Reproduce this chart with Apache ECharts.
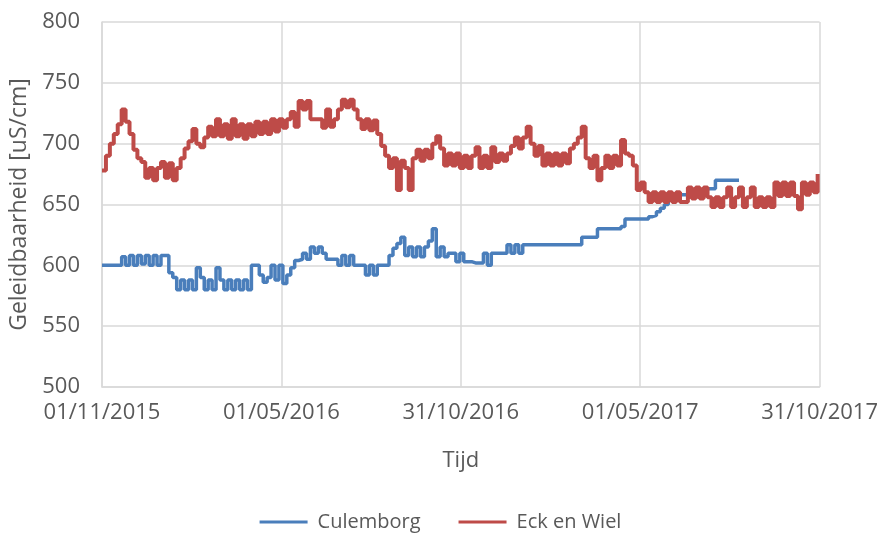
<!DOCTYPE html>
<html lang="nl">
<head>
    <meta charset="utf-8" />
    <title>Geleidbaarheid</title>
    <script src="https://cdn.jsdelivr.net/npm/echarts@6/dist/echarts.min.js"></script>
    <style>
        html, body { margin: 0; padding: 0; background: #fff; }
        #main { width: 881px; height: 539px; }
    </style>
</head>
<body>
<div id="main"></div>
<script type="text/javascript">
    // meetreeks: start 01/11/2015, elke 4 dagen een waarde
    var startDate = Date.UTC(2015, 10, 1);
    var stepDays = 4;

    var culemborg = [
        600, 600, 600, 600, 600, 607, 600, 608, 600, 608,
        601, 608, 600, 608, 600, 608, 608, 594, 590, 580,
        588, 580, 588, 580, 598, 590, 580, 588, 580, 598,
        588, 580, 588, 580, 588, 580, 588, 580, 600, 600,
        592, 586, 590, 600, 588, 600, 585, 592, 598, 604,
        605, 610, 605, 615, 610, 615, 610, 605, 605, 605,
        600, 608, 600, 608, 600, 600, 600, 592, 600, 592,
        600, 600, 600, 608, 614, 618, 623, 608, 615, 607,
        615, 607, 615, 620, 630, 607, 615, 607, 610, 610,
        603, 610, 603, 603, 602, 602, 602, 610, 600, 610,
        610, 610, 610, 617, 610, 617, 610, 617, 617, 617,
        617, 617, 617, 617, 617, 617, 617, 617, 617, 617,
        617, 617, 623, 623, 623, 623, 630, 630, 630, 630,
        630, 630, 632, 638, 638, 638, 638, 638, 638, 640,
        641, 644, 647, 650, 655, 657, 658, 658, 658, 660,
        660, 660, 660, 663, 663, 663, 670, 670, 670, 670,
        670, 670, 670
    ];

    var eckEnWiel = [
        678, 690, 700, 708, 716, 728, 718, 708, 695, 688,
        685, 672, 680, 670, 680, 685, 672, 684, 670, 680,
        688, 696, 702, 712, 700, 697, 705, 714, 706, 720,
        706, 716, 704, 720, 706, 716, 704, 716, 706, 718,
        708, 718, 708, 720, 710, 720, 713, 720, 726, 714,
        735, 728, 735, 720, 720, 720, 713, 728, 714, 720,
        728, 736, 730, 736, 728, 720, 712, 720, 711, 719,
        708, 698, 690, 680, 688, 662, 686, 680, 662, 688,
        695, 686, 695, 688, 700, 706, 696, 682, 692, 682,
        692, 680, 690, 680, 690, 697, 680, 690, 680, 697,
        685, 692, 686, 692, 698, 705, 696, 705, 714, 700,
        690, 698, 682, 692, 682, 692, 682, 692, 684, 696,
        700, 705, 714, 688, 680, 690, 670, 680, 690, 680,
        690, 682, 703, 692, 690, 682, 662, 668, 660, 652,
        660, 652, 660, 652, 660, 652, 660, 652, 652, 664,
        655, 664, 655, 664, 656, 648, 656, 648, 656, 664,
        648, 656, 664, 648, 656, 664, 648, 656, 648, 656,
        648, 668, 657, 668, 657, 668, 657, 646, 668, 658,
        668, 660, 675
    ];

    function pad(n) {
        return (n < 10 ? '0' : '') + n;
    }

    function dayLabel(day) {
        var d = new Date(startDate + day * 86400000);
        return pad(d.getUTCDate()) + '/' + pad(d.getUTCMonth() + 1) + '/' + d.getUTCFullYear();
    }

    function toPoints(values) {
        return values.map(function (v, i) {
            return [i * stepDays, v];
        });
    }

    var myChart = echarts.init(document.getElementById('main'));
    var textColor = '#595959';
    var fontName = 'Open Sans';

    var option = {
        animation: false,
        textStyle: { fontFamily: fontName },
        grid: {
            left: 102,
            right: 59,
            top: 22,
            bottom: 152
        },
        legend: {
            bottom: 2,
            left: 'center',
            itemWidth: 48,
            itemHeight: 3,
            itemGap: 38,
            icon: 'rect',
            textStyle: { color: textColor, fontSize: 20, fontFamily: fontName, padding: [0, 0, 0, 5] },
            data: ['Culemborg', 'Eck en Wiel']
        },
        xAxis: {
            type: 'value',
            min: 0,
            max: 730,
            interval: 182.5,
            name: 'Tijd',
            nameLocation: 'middle',
            nameGap: 63,
            nameTextStyle: { color: textColor, fontSize: 22 },
            axisLine: { show: true, lineStyle: { color: '#d9d9d9', width: 1.5 } },
            axisTick: { show: false },
            axisLabel: {
                color: textColor,
                fontSize: 22,
                margin: 15,
                showMinLabel: true,
                showMaxLabel: true,
                formatter: function (val) {
                    return dayLabel(val);
                }
            },
            splitLine: { show: true, lineStyle: { color: '#d9d9d9', width: 1.5 } }
        },
        yAxis: {
            type: 'value',
            min: 500,
            max: 800,
            interval: 50,
            name: 'Geleidbaarheid [uS/cm]',
            nameLocation: 'middle',
            nameGap: 64,
            nameTextStyle: { color: textColor, fontSize: 23 },
            axisLine: { show: true, lineStyle: { color: '#d9d9d9', width: 1.5 } },
            axisTick: { show: false },
            axisLabel: { color: textColor, fontSize: 22, margin: 22 },
            splitLine: { show: true, lineStyle: { color: '#d9d9d9', width: 1.5 } }
        },
        series: [
            {
                name: 'Culemborg',
                type: 'line',
                step: 'end',
                symbol: 'none',
                data: toPoints(culemborg),
                itemStyle: { color: '#4A7EBB' },
                lineStyle: { color: '#4A7EBB', width: 3.5 }
            },
            {
                name: 'Eck en Wiel',
                type: 'line',
                step: 'end',
                symbol: 'none',
                data: toPoints(eckEnWiel),
                itemStyle: { color: '#BE4B48' },
                lineStyle: { color: '#BE4B48', width: 4 }
            }
        ]
    };

    myChart.setOption(option);
</script>
</body>
</html>
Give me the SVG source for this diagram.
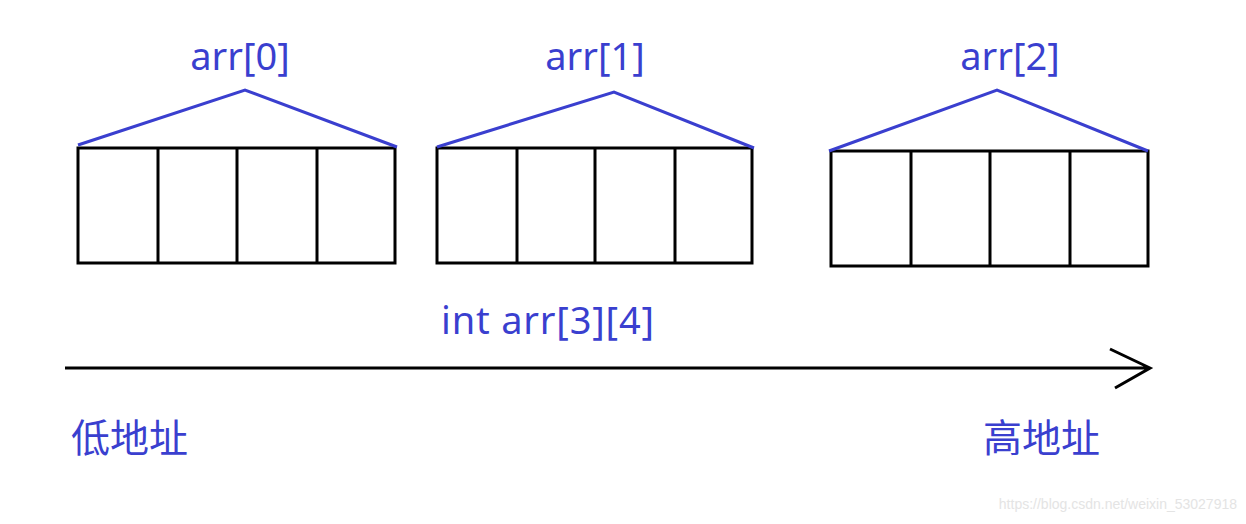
<svg xmlns="http://www.w3.org/2000/svg" width="1246" height="524" viewBox="0 0 1246 524">
<style>
.b{fill:none;stroke:#000;stroke-width:3}
.r{fill:none;stroke:#3a3fcf;stroke-width:3}
.t{fill:#3a3fcf;font-family:"Noto Sans","Noto Sans CJK SC",sans-serif;font-size:38px}
.c{fill:#3a3fcf;font-family:"Noto Sans CJK SC",sans-serif;font-size:39px}
</style>
<rect width="1246" height="524" fill="#fff"/>
<g id="arr0">
<path class="b" d="M78,148H395V263H78Z M158,148V263 M237,148V263 M317,148V263"/>
<path class="r" d="M78,145L245,90L397,147"/>
<text class="t" x="240" y="70" text-anchor="middle">arr[0]</text>
</g>
<g id="arr1">
<path class="b" d="M437,148H752V263H437Z M517,148V263 M595,148V263 M675,148V263"/>
<path class="r" d="M437,147L614,92L754,148"/>
<text class="t" x="595" y="70" text-anchor="middle">arr[1]</text>
</g>
<g id="arr2">
<path class="b" d="M831,151H1148V266H831Z M911,151V266 M990,151V266 M1070,151V266"/>
<path class="r" d="M829,151L997,90L1148,151"/>
<text class="t" x="1010" y="70" text-anchor="middle">arr[2]</text>
</g>
<text class="t" x="441" y="334" textLength="213">int arr[3][4]</text>
<g id="connectors">
<path class="b" d="M65,368H1150 M1110,349L1150,368L1115,388"/>
</g>
<text class="c" x="71" y="452">低地址</text>
<text class="c" x="983" y="452">高地址</text>
<text x="1237" y="509" text-anchor="end" font-family="Liberation Sans,sans-serif" font-size="14" fill="#e4e4e4">https://blog.csdn.net/weixin_53027918</text>
</svg>
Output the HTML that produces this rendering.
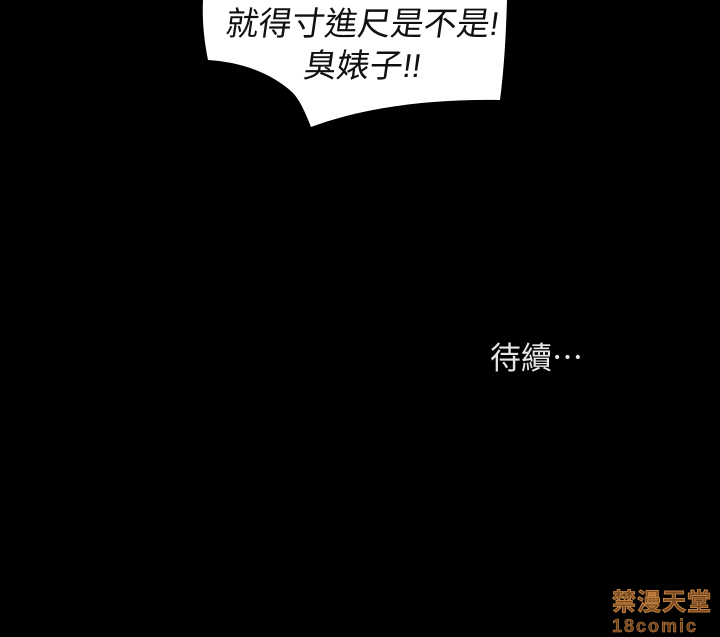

What you have to do:
Print the full listing exactly, dropping the pictures.

Problem solution:
Reproduce this chart with Apache ECharts.
<!DOCTYPE html>
<html lang="nl">
<head>
    <meta charset="utf-8" />
    <title>Geleidbaarheid</title>
    <script src="https://cdn.jsdelivr.net/npm/echarts@6/dist/echarts.min.js"></script>
    <style>
        html, body { margin: 0; padding: 0; background: #fff; }
        #main { width: 881px; height: 539px; }
    </style>
</head>
<body>
<div id="main"></div>
<script type="text/javascript">
    // meetreeks: start 01/11/2015, elke 4 dagen een waarde
    var startDate = Date.UTC(2015, 10, 1);
    var stepDays = 4;

    var culemborg = [
        600, 600, 600, 600, 600, 607, 600, 608, 600, 608,
        601, 608, 600, 608, 600, 608, 608, 594, 590, 580,
        588, 580, 588, 580, 598, 590, 580, 588, 580, 598,
        588, 580, 588, 580, 588, 580, 588, 580, 600, 600,
        592, 586, 590, 600, 588, 600, 585, 592, 598, 604,
        605, 610, 605, 615, 610, 615, 610, 605, 605, 605,
        600, 608, 600, 608, 600, 600, 600, 592, 600, 592,
        600, 600, 600, 608, 614, 618, 623, 608, 615, 607,
        615, 607, 615, 620, 630, 607, 615, 607, 610, 610,
        603, 610, 603, 603, 602, 602, 602, 610, 600, 610,
        610, 610, 610, 617, 610, 617, 610, 617, 617, 617,
        617, 617, 617, 617, 617, 617, 617, 617, 617, 617,
        617, 617, 623, 623, 623, 623, 630, 630, 630, 630,
        630, 630, 632, 638, 638, 638, 638, 638, 638, 640,
        641, 644, 647, 650, 655, 657, 658, 658, 658, 660,
        660, 660, 660, 663, 663, 663, 670, 670, 670, 670,
        670, 670, 670
    ];

    var eckEnWiel = [
        678, 690, 700, 708, 716, 728, 718, 708, 695, 688,
        685, 672, 680, 670, 680, 685, 672, 684, 670, 680,
        688, 696, 702, 712, 700, 697, 705, 714, 706, 720,
        706, 716, 704, 720, 706, 716, 704, 716, 706, 718,
        708, 718, 708, 720, 710, 720, 713, 720, 726, 714,
        735, 728, 735, 720, 720, 720, 713, 728, 714, 720,
        728, 736, 730, 736, 728, 720, 712, 720, 711, 719,
        708, 698, 690, 680, 688, 662, 686, 680, 662, 688,
        695, 686, 695, 688, 700, 706, 696, 682, 692, 682,
        692, 680, 690, 680, 690, 697, 680, 690, 680, 697,
        685, 692, 686, 692, 698, 705, 696, 705, 714, 700,
        690, 698, 682, 692, 682, 692, 682, 692, 684, 696,
        700, 705, 714, 688, 680, 690, 670, 680, 690, 680,
        690, 682, 703, 692, 690, 682, 662, 668, 660, 652,
        660, 652, 660, 652, 660, 652, 660, 652, 652, 664,
        655, 664, 655, 664, 656, 648, 656, 648, 656, 664,
        648, 656, 664, 648, 656, 664, 648, 656, 648, 656,
        648, 668, 657, 668, 657, 668, 657, 646, 668, 658,
        668, 660, 675
    ];

    function pad(n) {
        return (n < 10 ? '0' : '') + n;
    }

    function dayLabel(day) {
        var d = new Date(startDate + day * 86400000);
        return pad(d.getUTCDate()) + '/' + pad(d.getUTCMonth() + 1) + '/' + d.getUTCFullYear();
    }

    function toPoints(values) {
        return values.map(function (v, i) {
            return [i * stepDays, v];
        });
    }

    var myChart = echarts.init(document.getElementById('main'));
    var textColor = '#595959';
    var fontName = 'Open Sans';

    var option = {
        animation: false,
        textStyle: { fontFamily: fontName },
        grid: {
            left: 102,
            right: 59,
            top: 22,
            bottom: 152
        },
        legend: {
            bottom: 2,
            left: 'center',
            itemWidth: 48,
            itemHeight: 3,
            itemGap: 38,
            icon: 'rect',
            textStyle: { color: textColor, fontSize: 20, fontFamily: fontName, padding: [0, 0, 0, 5] },
            data: ['Culemborg', 'Eck en Wiel']
        },
        xAxis: {
            type: 'value',
            min: 0,
            max: 730,
            interval: 182.5,
            name: 'Tijd',
            nameLocation: 'middle',
            nameGap: 63,
            nameTextStyle: { color: textColor, fontSize: 22 },
            axisLine: { show: true, lineStyle: { color: '#d9d9d9', width: 1.5 } },
            axisTick: { show: false },
            axisLabel: {
                color: textColor,
                fontSize: 22,
                margin: 15,
                showMinLabel: true,
                showMaxLabel: true,
                formatter: function (val) {
                    return dayLabel(val);
                }
            },
            splitLine: { show: true, lineStyle: { color: '#d9d9d9', width: 1.5 } }
        },
        yAxis: {
            type: 'value',
            min: 500,
            max: 800,
            interval: 50,
            name: 'Geleidbaarheid [uS/cm]',
            nameLocation: 'middle',
            nameGap: 64,
            nameTextStyle: { color: textColor, fontSize: 23 },
            axisLine: { show: true, lineStyle: { color: '#d9d9d9', width: 1.5 } },
            axisTick: { show: false },
            axisLabel: { color: textColor, fontSize: 22, margin: 22 },
            splitLine: { show: true, lineStyle: { color: '#d9d9d9', width: 1.5 } }
        },
        series: [
            {
                name: 'Culemborg',
                type: 'line',
                step: 'end',
                symbol: 'none',
                data: toPoints(culemborg),
                itemStyle: { color: '#4A7EBB' },
                lineStyle: { color: '#4A7EBB', width: 3.5 }
            },
            {
                name: 'Eck en Wiel',
                type: 'line',
                step: 'end',
                symbol: 'none',
                data: toPoints(eckEnWiel),
                itemStyle: { color: '#BE4B48' },
                lineStyle: { color: '#BE4B48', width: 4 }
            }
        ]
    };

    myChart.setOption(option);
</script>
</body>
</html>
Give me the SVG source for this diagram.
<svg xmlns="http://www.w3.org/2000/svg" width="1246" height="524" viewBox="0 0 1246 524">
<style>
.b{fill:none;stroke:#000;stroke-width:3}
.r{fill:none;stroke:#3a3fcf;stroke-width:3}
.t{fill:#3a3fcf;font-family:"Noto Sans","Noto Sans CJK SC",sans-serif;font-size:38px}
.c{fill:#3a3fcf;font-family:"Noto Sans CJK SC",sans-serif;font-size:39px}
</style>
<rect width="1246" height="524" fill="#fff"/>
<g id="arr0">
<path class="b" d="M78,148H395V263H78Z M158,148V263 M237,148V263 M317,148V263"/>
<path class="r" d="M78,145L245,90L397,147"/>
<text class="t" x="240" y="70" text-anchor="middle">arr[0]</text>
</g>
<g id="arr1">
<path class="b" d="M437,148H752V263H437Z M517,148V263 M595,148V263 M675,148V263"/>
<path class="r" d="M437,147L614,92L754,148"/>
<text class="t" x="595" y="70" text-anchor="middle">arr[1]</text>
</g>
<g id="arr2">
<path class="b" d="M831,151H1148V266H831Z M911,151V266 M990,151V266 M1070,151V266"/>
<path class="r" d="M829,151L997,90L1148,151"/>
<text class="t" x="1010" y="70" text-anchor="middle">arr[2]</text>
</g>
<text class="t" x="441" y="334" textLength="213">int arr[3][4]</text>
<g id="connectors">
<path class="b" d="M65,368H1150 M1110,349L1150,368L1115,388"/>
</g>
<text class="c" x="71" y="452">低地址</text>
<text class="c" x="983" y="452">高地址</text>
<text x="1237" y="509" text-anchor="end" font-family="Liberation Sans,sans-serif" font-size="14" fill="#e4e4e4">https://blog.csdn.net/weixin_53027918</text>
</svg>
Output the HTML that produces this rendering.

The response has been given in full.